The end goal would be for Clone in the standard library to expose this behavior, instead of having this be a feature of an external crate. If one deals with a Box<dyn {trait: Clone}>, one would never be able to call the regular clone method. If we could somehow re-use the same name, though, instead of having to use myfn_box everywhere for the polymorphic counterpart, that would be great. That means, calling Clone::clone on a sized type yields T while calling it on a DST yields Box<dyn <T as {trait: Clone}>> or similar.

pub trait Clone {
    fn clone(&self) -> Self where Self: Sized { ... }
}

// Kinda what I imagine, but obviously doesn't work, at the moment.
// Perhaps, it's not even the best approach
impl dyn Clone {
    pub fn clone(&self) -> Box<Self> {
        Box::new(Clone::clone(&self))
    }
}

However, being stuck with Box in a generic context is questionable, because it might be appropriate for other heap-allocating structures or custom allocators to be used, instead. Custom structures may have different internal layout requirements (minimum alignment) which do not allow conversion from Box<T> without reallocation.

This is where I'm currently stuck at. All of the proposed solutions don't really work out of the box, either. The examples are just conceptual, not how I imagine it'd actually look like, if it would become part of the language.

All in all, I'm neither satisfied with what Rust currently offers nor am I able to work out a solution I can proudly present as the solution to the problem at hand. This makes me unhappy, because I'm of the opinion, that if one wants to negatively critize someone/something, they should also invest some time to come up with an advice on how to improve, but I just can't come up with anyting that really works, yet and also didn't want to wait until I did, because who knows how long that will take.

I thought a bit more about the topic. Maybe, something like the following could work?

trait Clone {
    dyn fn clone(&self) -> Self;
    // Implies:
    // fn clone(&self) -> Self where Self: Sized;
    // This is implemented by the compiler, derived from the implementation of the clone method for `Sized` types:
    // fn __clone<A: Allocator>(&self, alloc: A) -> *mut u8
    // where Self: !Sized { … }
    // EDIT: Generics don't work, tho, so this is how it has to be defined:
    // fn __clone(&self, alloc: &mut dyn Allocator) -> *mut u8
    // where Self: !Sized { … }
}

Clone::__clone is an implementation detail. This would only solve part of the problem. dyn fns also have to be automatically implemented for DSTs:

// `dyn fn clone …` also implies (conceptually):
impl<T> T where T: Clone + !Sized {
    fn clone<A: Allocator>(&self, alloc: A) -> Box<Self, A> { … }
}

This should enable trait methods returning Self to be object-safe.

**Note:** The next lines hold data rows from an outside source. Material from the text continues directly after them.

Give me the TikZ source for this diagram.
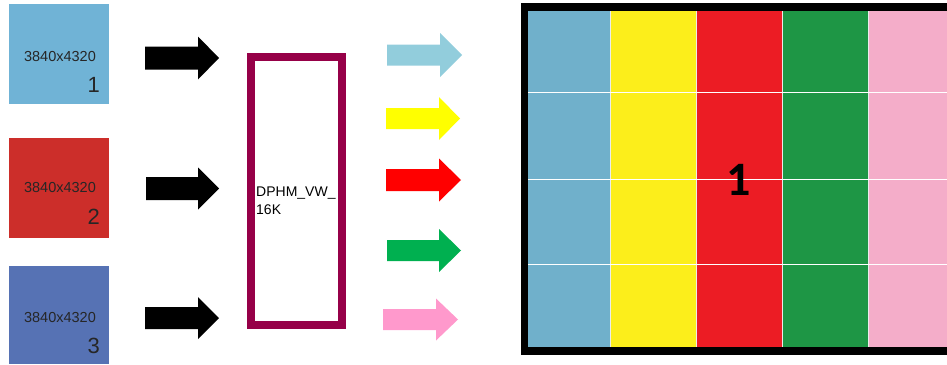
\documentclass[tikz,border=0pt]{standalone}
\usepackage{fontspec}
\setmainfont{Liberation Sans}
\newfontfamily\wallfont{Carlito}
\definecolor{inblue}{HTML}{70B3D6}
\definecolor{inred}{HTML}{CC2E2A}
\definecolor{indblue}{HTML}{5672B4}
\definecolor{maroon}{HTML}{960048}
\definecolor{arlblue}{HTML}{92CDDC}
\definecolor{aryellow}{HTML}{FFFF00}
\definecolor{arred}{HTML}{FF0000}
\definecolor{argreen}{HTML}{00B050}
\definecolor{arpink}{HTML}{FF99CC}
\definecolor{cblue}{HTML}{70B0CB}
\definecolor{cyellow}{HTML}{FCEE1B}
\definecolor{cred}{HTML}{EC1C24}
\definecolor{cgreen}{HTML}{1E9645}
\definecolor{cpink}{HTML}{F4ADC9}
\tikzset{
  srcbox/.style={draw=none, inner sep=0pt, minimum width=100pt, minimum height=100pt, anchor=north west},
  srctext/.style={font=\fontsize{14.5}{16}\selectfont, inner sep=0pt, text=black!85},
  srcnum/.style={font=\fontsize{22}{24}\selectfont, inner sep=0pt, anchor=east, text=black!85},
}
% block arrow: x1, x2, xhead, yc, shaft half, head half, colour
\newcommand{\blockarr}[7]{%
  \fill[#7] (#1,#4-#5) -- (#3,#4-#5) -- (#3,#4-#6) -- (#2,#4) -- (#3,#4+#6) -- (#3,#4+#5) -- (#1,#4+#5) -- cycle;}
\begin{document}
\begin{tikzpicture}[x=1pt,y=-1pt]
\useasboundingbox (0,0) rectangle (947,364);
% source boxes
\node[srcbox, fill=inblue] (s1) at (9,4) {};
\node[srcbox, fill=inred] (s2) at (9,138) {};
\node[srcbox, fill=indblue, minimum height=98pt] (s3) at (9,266) {};
\node[srctext] (t1) at (60,57) {3840x4320};
\node[srcnum] (n1) at (100,85) {1};
\node[srctext] (t2) at (60,188) {3840x4320};
\node[srcnum] (n2) at (100,217) {2};
\node[srctext] (t3) at (60,318) {3840x4320};
\node[srcnum] (n3) at (100,346) {3};
% black arrows
\blockarr{145}{219}{198}{58}{11.5}{21.5}{black}
\blockarr{146}{219}{198}{188.5}{11.5}{21}{black}
\blockarr{145}{219}{198}{318}{11}{21}{black}
% processor box
\draw[maroon, line width=8pt] (251,57) rectangle (342,325);
\node[inner sep=0pt, anchor=north west, align=left, font=\fontsize{14}{18}\selectfont] (dp) at (256,187) {DPHM\_VW\_\\16K};
% coloured arrows
\blockarr{387}{462}{440}{55}{10.5}{22}{arlblue}
\blockarr{386}{460}{439}{118.5}{10.5}{21.5}{aryellow}
\blockarr{386}{461}{439}{180}{11}{21.5}{arred}
\blockarr{387}{461}{439}{250.5}{10.5}{21.5}{argreen}
\blockarr{383}{458}{436}{319.5}{10.5}{21}{arpink}
% display wall
\fill[black] (521,3) rectangle (947,355);
\fill[cblue] (528,11) rectangle (610,347);
\fill[cyellow] (610,11) rectangle (696,347);
\fill[cred] (696,11) rectangle (782,347);
\fill[cgreen] (782,11) rectangle (868,347);
\fill[cpink] (868,11) rectangle (947,347);
\foreach \xx in {610,696,782,868} \draw[white!85!gray, line width=1pt] (\xx,11) -- (\xx,347);
\foreach \yy in {92,179,264} \draw[white, line width=1pt] (528,\yy) -- (947,\yy);
\node[font=\wallfont\fontsize{48}{50}\selectfont\bfseries, inner sep=0pt] (w1) at (739,180) {1};
\end{tikzpicture}
\end{document}
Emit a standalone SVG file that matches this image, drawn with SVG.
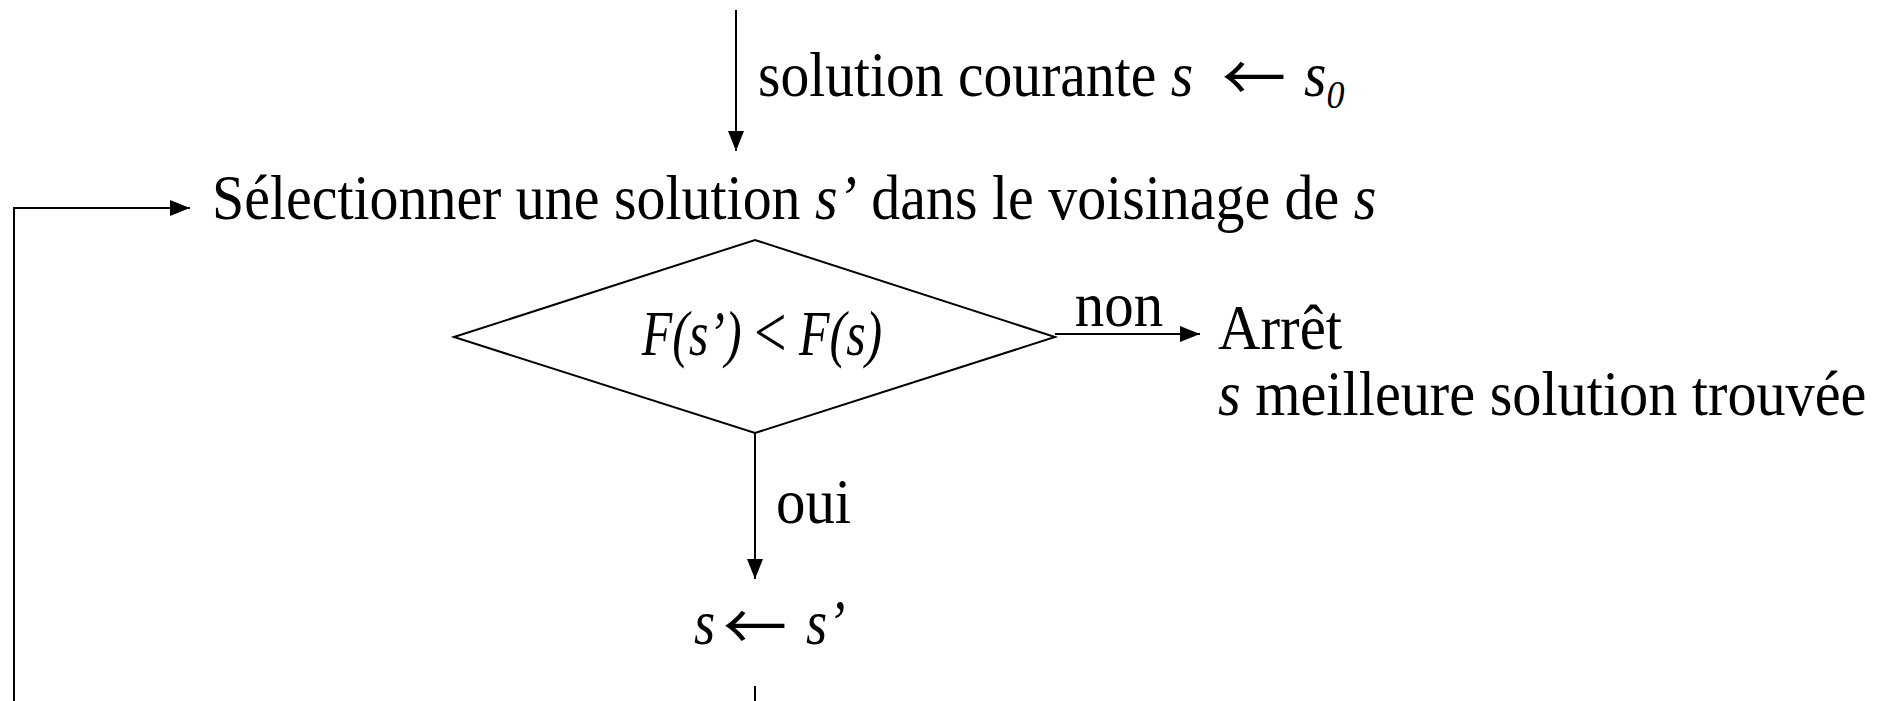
<svg xmlns="http://www.w3.org/2000/svg" width="1887" height="701" viewBox="0 0 1887 701">
<style>
.t{font-family:"Liberation Serif","DejaVu Serif",serif;font-size:64px;fill:#000}
.i{font-style:italic}
.ar{font-family:"Noto Sans CJK JP","Noto Sans CJK SC","DejaVu Sans",sans-serif;font-size:64px;fill:#000}
.ln{stroke:#000;stroke-width:2;fill:none}
</style>
<defs>
<marker id="ah" markerUnits="userSpaceOnUse" markerWidth="20" markerHeight="16" refX="20" refY="8" orient="auto">
<path d="M0,0 L20,8 L0,16 Z" fill="#000"/>
</marker>
</defs>
<rect width="1887" height="701" fill="#fff"/>
<g id="connectors">
<line class="ln" x1="736" y1="10" x2="736" y2="151" marker-end="url(#ah)"/>
<polyline class="ln" points="14,701 14,208 190,208" marker-end="url(#ah)"/>
<line class="ln" x1="1055" y1="334" x2="1200" y2="334" marker-end="url(#ah)"/>
<line class="ln" x1="755" y1="433" x2="755" y2="579" marker-end="url(#ah)"/>
<line class="ln" x1="755" y1="686" x2="755" y2="701"/>
</g>
<g id="label-init">
<text class="t" transform="translate(758,96) scale(0.9,1)">solution courante <tspan class="i">s</tspan></text>
<text class="ar" transform="translate(1222,101)">←</text>
<text class="t i" transform="translate(1304,96) scale(0.9,1)">s<tspan font-size="40" dy="12">0</tspan></text>
</g>
<g id="node-select">
<text class="t" transform="translate(212,219) scale(0.905,1)">Sélectionner une solution <tspan class="i">s’</tspan> dans le voisinage de <tspan class="i">s</tspan></text>
</g>
<g id="node-decision">
<polygon class="ln" points="454,337 755,240 1055,337 755,433"/>
<text class="t" text-anchor="middle" transform="translate(762,355) scale(0.78,1)"><tspan class="i">F(s’)</tspan> <tspan font-size="74" dy="2">&lt;</tspan> <tspan class="i" dy="-2">F(s)</tspan></text>
</g>
<g id="label-non">
<text class="t" text-anchor="middle" transform="translate(1119,326) scale(0.92,1)">non</text>
</g>
<g id="node-stop">
<text class="t" transform="translate(1218,349) scale(0.92,1)">Arrêt</text>
<text class="t" transform="translate(1218,415) scale(0.91,1)"><tspan class="i">s</tspan> meilleure solution trouvée</text>
</g>
<g id="label-oui">
<text class="t" transform="translate(776,523) scale(0.92,1)">oui</text>
</g>
<g id="node-update">
<text class="t i" transform="translate(694,644) scale(0.85,1)">s</text>
<text class="ar" transform="translate(723,650)">←</text>
<text class="t i" transform="translate(806,644) scale(0.85,1)">s’</text>
</g>
</svg>
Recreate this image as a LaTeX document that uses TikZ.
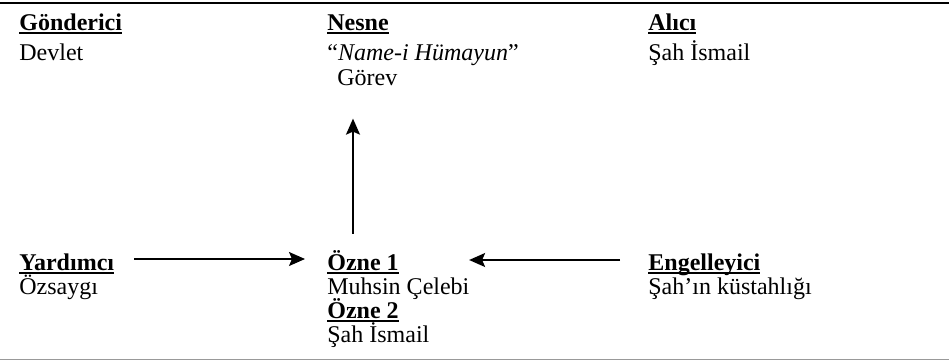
\documentclass[tikz,border=0pt]{standalone}
\usepackage{fontspec}
\setmainfont{Liberation Serif}
\usetikzlibrary{arrows.meta}

% bold heading with a plain rule under it
\newcommand{\ulbaslik}[1]{\setbox0=\hbox{\textbf{#1}}\rlap{\rule[-2pt]{\wd0}{0.9pt}}\box0}

\begin{document}
\begin{tikzpicture}[x=0.5pt, y=-0.5pt,
    yazi/.style={anchor=base west, inner sep=0pt, font=\fontsize{12pt}{12pt}\selectfont},
    ok/.style={line width=0.8pt, -{Stealth[length=8pt,width=7pt,inset=1.5pt]}}]

          \useasboundingbox (0,0) rectangle (949,360);
          \draw[line width=1pt] (0,3) -- (949,3);
          \draw[line width=0.6pt, black!40] (0,359.5) -- (949,359.5);

          % ust sira
          \node[yazi] (gonderici) at (19,30) {\ulbaslik{Gönderici}};
          \node[yazi] (devlet) at (19,60) {Devlet};
          \node[yazi] (nesne) at (327,30) {\ulbaslik{Nesne}};
          \node[yazi] (name) at (327,60) {“\textit{Name-i Hümayun}”};
          \node[yazi] (gorev) at (337,85) {Görev};
          \node[yazi] (alici) at (648,30) {\ulbaslik{Alıcı}};
          \node[yazi] (sah1) at (648,60) {Şah İsmail};

          % alt sira
          \node[yazi] (yardimci) at (19,270) {\ulbaslik{Yardımcı}};
          \node[yazi] (ozsaygi) at (19,294) {Özsaygı};
          \node[yazi] (ozne1) at (327,270) {\ulbaslik{Özne 1}};
          \node[yazi] (muhsin) at (327,294) {Muhsin Çelebi};
          \node[yazi] (ozne2) at (327,318) {\ulbaslik{Özne 2}};
          \node[yazi] (sah2) at (327,342) {Şah İsmail};
          \node[yazi] (engel) at (648,270) {\ulbaslik{Engelleyici}};
          \node[yazi] (kustah) at (648,294) {Şah’ın küstahlığı};

          \draw[ok] ([xshift=13pt,yshift=8pt]ozne1.north west) -- ([xshift=8pt,yshift=-16.5pt]gorev.south west);
          \draw[ok] ([xshift=10pt,yshift=5.5pt]yardimci.base east) -- ([xshift=-11pt,yshift=5.5pt]ozne1.base west);
          \draw[ok] ([xshift=-14pt,yshift=5pt]engel.base west) -- ([xshift=35pt,yshift=5pt]ozne1.base east);
        \end{tikzpicture}
\end{document}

Maybe dyn fn isn't even needed and returning Self already implies all of the shown magic, although it raises questions about stability. It'd also only cover the simplest case. What about composite types containing Self? and what about Self as part of a parameter type? I haven't thought about any of those questions, yet.

__clone isn't object safe as it is generic. Generic functions can't be made object safe without embedding the compiler in the executable and codegening it at runtime.

1 Like

Oops! You're totally correct, of course. I had that in mind at the beginning, but somehow forgot about it while writing and didn't address that, at all.

This opens up a completely new question: "How do we make generic trait methods object-safe?"

I think, for simple trait bounds, the solution is quite simple: Generate a polymorphic function by "dynamifying" the generic function.

fn __clone<A: Allocator>(&self, alloc: A) -> *mut u8 …

becomes

fn __clone(&self, alloc: Box<dyn Allocator>) -> *mut u8 …

… except, that this is me cheating. It's actually

fn __clone<A: Allocator>(&self, alloc: Box<dyn Allocator, A>) -> *mut u8 …

and we're back at square 1. The only solution is to work with references:

fn __clone(&self, alloc: &mut dyn Allocator) -> *mut u8 …

Whether this has to be a mutable reference is a question for the allocator WG. I expect a shared reference with interior mutability to end up as the solution, but that's kinda out of scope for this discussion. A mutable reference will always work and thus be good enough for a prototype. This should hopefully work in theory, now.